**What is needed:** Without including any pictures, write out the listing below exactly.
************
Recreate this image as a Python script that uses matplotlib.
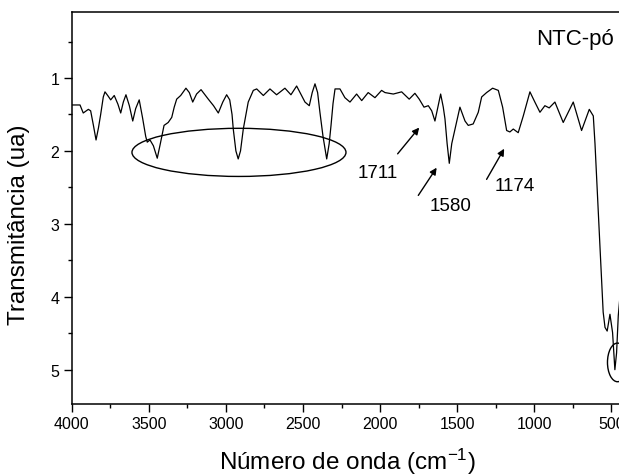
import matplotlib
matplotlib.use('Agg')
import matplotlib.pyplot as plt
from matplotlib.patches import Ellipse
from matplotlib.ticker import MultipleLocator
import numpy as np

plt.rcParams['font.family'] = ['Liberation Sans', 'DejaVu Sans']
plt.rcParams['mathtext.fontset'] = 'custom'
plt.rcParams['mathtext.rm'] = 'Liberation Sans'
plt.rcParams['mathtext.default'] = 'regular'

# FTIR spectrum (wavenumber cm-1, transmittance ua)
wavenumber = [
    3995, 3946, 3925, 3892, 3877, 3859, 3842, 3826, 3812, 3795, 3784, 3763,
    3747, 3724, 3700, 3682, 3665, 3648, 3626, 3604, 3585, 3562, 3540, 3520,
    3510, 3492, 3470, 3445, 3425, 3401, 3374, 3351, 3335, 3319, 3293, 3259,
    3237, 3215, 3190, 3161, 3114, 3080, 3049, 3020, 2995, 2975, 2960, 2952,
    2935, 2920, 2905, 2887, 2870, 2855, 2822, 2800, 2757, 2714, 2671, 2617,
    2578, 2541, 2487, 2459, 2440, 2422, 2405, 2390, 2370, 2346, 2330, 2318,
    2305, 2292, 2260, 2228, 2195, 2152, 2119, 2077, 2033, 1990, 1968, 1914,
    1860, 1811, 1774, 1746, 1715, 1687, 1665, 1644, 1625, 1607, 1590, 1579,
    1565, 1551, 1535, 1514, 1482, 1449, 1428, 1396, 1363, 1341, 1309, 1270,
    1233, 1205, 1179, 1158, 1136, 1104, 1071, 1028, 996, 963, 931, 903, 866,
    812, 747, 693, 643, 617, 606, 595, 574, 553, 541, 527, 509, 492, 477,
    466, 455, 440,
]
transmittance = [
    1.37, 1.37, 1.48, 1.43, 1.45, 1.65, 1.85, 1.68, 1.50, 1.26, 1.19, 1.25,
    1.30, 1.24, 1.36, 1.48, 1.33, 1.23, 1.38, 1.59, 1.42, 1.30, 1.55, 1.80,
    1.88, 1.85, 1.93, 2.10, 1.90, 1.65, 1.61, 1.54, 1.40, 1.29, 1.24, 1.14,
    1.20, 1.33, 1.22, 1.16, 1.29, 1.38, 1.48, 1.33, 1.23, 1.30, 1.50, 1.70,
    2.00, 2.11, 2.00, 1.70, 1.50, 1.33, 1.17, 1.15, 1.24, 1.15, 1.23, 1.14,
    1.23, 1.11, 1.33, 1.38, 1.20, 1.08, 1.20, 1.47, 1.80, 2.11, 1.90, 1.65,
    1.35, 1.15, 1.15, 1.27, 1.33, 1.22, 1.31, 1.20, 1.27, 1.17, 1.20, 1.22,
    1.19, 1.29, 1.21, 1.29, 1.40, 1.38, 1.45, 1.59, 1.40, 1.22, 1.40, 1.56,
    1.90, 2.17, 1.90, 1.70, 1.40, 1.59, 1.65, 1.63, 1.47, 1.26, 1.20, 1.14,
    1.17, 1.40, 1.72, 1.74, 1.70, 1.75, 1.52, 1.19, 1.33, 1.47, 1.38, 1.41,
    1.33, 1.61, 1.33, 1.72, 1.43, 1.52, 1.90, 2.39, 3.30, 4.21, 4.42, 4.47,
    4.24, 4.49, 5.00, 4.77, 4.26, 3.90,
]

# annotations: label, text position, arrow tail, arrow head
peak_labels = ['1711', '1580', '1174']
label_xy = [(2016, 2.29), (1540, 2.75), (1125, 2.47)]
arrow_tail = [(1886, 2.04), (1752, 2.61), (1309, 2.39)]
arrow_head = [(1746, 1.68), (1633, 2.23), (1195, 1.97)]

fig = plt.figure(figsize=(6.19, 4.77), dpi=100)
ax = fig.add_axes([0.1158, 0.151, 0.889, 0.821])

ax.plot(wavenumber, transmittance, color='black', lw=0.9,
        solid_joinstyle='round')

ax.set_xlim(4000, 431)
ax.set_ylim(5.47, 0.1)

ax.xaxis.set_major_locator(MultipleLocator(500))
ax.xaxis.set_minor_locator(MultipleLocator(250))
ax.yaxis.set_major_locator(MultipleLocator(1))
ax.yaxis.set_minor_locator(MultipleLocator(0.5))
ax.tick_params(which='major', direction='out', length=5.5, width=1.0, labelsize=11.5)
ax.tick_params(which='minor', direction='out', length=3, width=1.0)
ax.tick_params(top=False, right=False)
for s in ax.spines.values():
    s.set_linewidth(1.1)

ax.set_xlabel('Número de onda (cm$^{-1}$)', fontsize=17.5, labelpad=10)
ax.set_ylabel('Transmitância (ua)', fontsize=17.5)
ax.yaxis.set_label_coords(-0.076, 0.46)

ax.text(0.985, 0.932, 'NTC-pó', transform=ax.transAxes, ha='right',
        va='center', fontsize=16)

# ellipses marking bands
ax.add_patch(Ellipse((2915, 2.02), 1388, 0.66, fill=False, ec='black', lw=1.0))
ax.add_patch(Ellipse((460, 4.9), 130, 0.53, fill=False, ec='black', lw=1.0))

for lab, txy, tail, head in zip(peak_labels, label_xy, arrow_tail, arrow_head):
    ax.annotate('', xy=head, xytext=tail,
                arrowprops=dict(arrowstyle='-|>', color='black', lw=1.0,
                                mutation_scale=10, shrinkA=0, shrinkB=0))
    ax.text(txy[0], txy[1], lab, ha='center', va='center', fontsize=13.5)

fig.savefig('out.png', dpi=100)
************
**Task response:**
Recreate this image as a Python script that uses matplotlib.
import matplotlib
matplotlib.use('Agg')
import matplotlib.pyplot as plt
from matplotlib.patches import Ellipse
from matplotlib.ticker import MultipleLocator
import numpy as np

plt.rcParams['font.family'] = ['Liberation Sans', 'DejaVu Sans']
plt.rcParams['mathtext.fontset'] = 'custom'
plt.rcParams['mathtext.rm'] = 'Liberation Sans'
plt.rcParams['mathtext.default'] = 'regular'

# FTIR spectrum (wavenumber cm-1, transmittance ua)
wavenumber = [
    3995, 3946, 3925, 3892, 3877, 3859, 3842, 3826, 3812, 3795, 3784, 3763,
    3747, 3724, 3700, 3682, 3665, 3648, 3626, 3604, 3585, 3562, 3540, 3520,
    3510, 3492, 3470, 3445, 3425, 3401, 3374, 3351, 3335, 3319, 3293, 3259,
    3237, 3215, 3190, 3161, 3114, 3080, 3049, 3020, 2995, 2975, 2960, 2952,
    2935, 2920, 2905, 2887, 2870, 2855, 2822, 2800, 2757, 2714, 2671, 2617,
    2578, 2541, 2487, 2459, 2440, 2422, 2405, 2390, 2370, 2346, 2330, 2318,
    2305, 2292, 2260, 2228, 2195, 2152, 2119, 2077, 2033, 1990, 1968, 1914,
    1860, 1811, 1774, 1746, 1715, 1687, 1665, 1644, 1625, 1607, 1590, 1579,
    1565, 1551, 1535, 1514, 1482, 1449, 1428, 1396, 1363, 1341, 1309, 1270,
    1233, 1205, 1179, 1158, 1136, 1104, 1071, 1028, 996, 963, 931, 903, 866,
    812, 747, 693, 643, 617, 606, 595, 574, 553, 541, 527, 509, 492, 477,
    466, 455, 440,
]
transmittance = [
    1.37, 1.37, 1.48, 1.43, 1.45, 1.65, 1.85, 1.68, 1.50, 1.26, 1.19, 1.25,
    1.30, 1.24, 1.36, 1.48, 1.33, 1.23, 1.38, 1.59, 1.42, 1.30, 1.55, 1.80,
    1.88, 1.85, 1.93, 2.10, 1.90, 1.65, 1.61, 1.54, 1.40, 1.29, 1.24, 1.14,
    1.20, 1.33, 1.22, 1.16, 1.29, 1.38, 1.48, 1.33, 1.23, 1.30, 1.50, 1.70,
    2.00, 2.11, 2.00, 1.70, 1.50, 1.33, 1.17, 1.15, 1.24, 1.15, 1.23, 1.14,
    1.23, 1.11, 1.33, 1.38, 1.20, 1.08, 1.20, 1.47, 1.80, 2.11, 1.90, 1.65,
    1.35, 1.15, 1.15, 1.27, 1.33, 1.22, 1.31, 1.20, 1.27, 1.17, 1.20, 1.22,
    1.19, 1.29, 1.21, 1.29, 1.40, 1.38, 1.45, 1.59, 1.40, 1.22, 1.40, 1.56,
    1.90, 2.17, 1.90, 1.70, 1.40, 1.59, 1.65, 1.63, 1.47, 1.26, 1.20, 1.14,
    1.17, 1.40, 1.72, 1.74, 1.70, 1.75, 1.52, 1.19, 1.33, 1.47, 1.38, 1.41,
    1.33, 1.61, 1.33, 1.72, 1.43, 1.52, 1.90, 2.39, 3.30, 4.21, 4.42, 4.47,
    4.24, 4.49, 5.00, 4.77, 4.26, 3.90,
]

# annotations: label, text position, arrow tail, arrow head
peak_labels = ['1711', '1580', '1174']
label_xy = [(2016, 2.29), (1540, 2.75), (1125, 2.47)]
arrow_tail = [(1886, 2.04), (1752, 2.61), (1309, 2.39)]
arrow_head = [(1746, 1.68), (1633, 2.23), (1195, 1.97)]

fig = plt.figure(figsize=(6.19, 4.77), dpi=100)
ax = fig.add_axes([0.1158, 0.151, 0.889, 0.821])

ax.plot(wavenumber, transmittance, color='black', lw=0.9,
        solid_joinstyle='round')

ax.set_xlim(4000, 431)
ax.set_ylim(5.47, 0.1)

ax.xaxis.set_major_locator(MultipleLocator(500))
ax.xaxis.set_minor_locator(MultipleLocator(250))
ax.yaxis.set_major_locator(MultipleLocator(1))
ax.yaxis.set_minor_locator(MultipleLocator(0.5))
ax.tick_params(which='major', direction='out', length=5.5, width=1.0, labelsize=11.5)
ax.tick_params(which='minor', direction='out', length=3, width=1.0)
ax.tick_params(top=False, right=False)
for s in ax.spines.values():
    s.set_linewidth(1.1)

ax.set_xlabel('Número de onda (cm$^{-1}$)', fontsize=17.5, labelpad=10)
ax.set_ylabel('Transmitância (ua)', fontsize=17.5)
ax.yaxis.set_label_coords(-0.076, 0.46)

ax.text(0.985, 0.932, 'NTC-pó', transform=ax.transAxes, ha='right',
        va='center', fontsize=16)

# ellipses marking bands
ax.add_patch(Ellipse((2915, 2.02), 1388, 0.66, fill=False, ec='black', lw=1.0))
ax.add_patch(Ellipse((460, 4.9), 130, 0.53, fill=False, ec='black', lw=1.0))

for lab, txy, tail, head in zip(peak_labels, label_xy, arrow_tail, arrow_head):
    ax.annotate('', xy=head, xytext=tail,
                arrowprops=dict(arrowstyle='-|>', color='black', lw=1.0,
                                mutation_scale=10, shrinkA=0, shrinkB=0))
    ax.text(txy[0], txy[1], lab, ha='center', va='center', fontsize=13.5)

fig.savefig('out.png', dpi=100)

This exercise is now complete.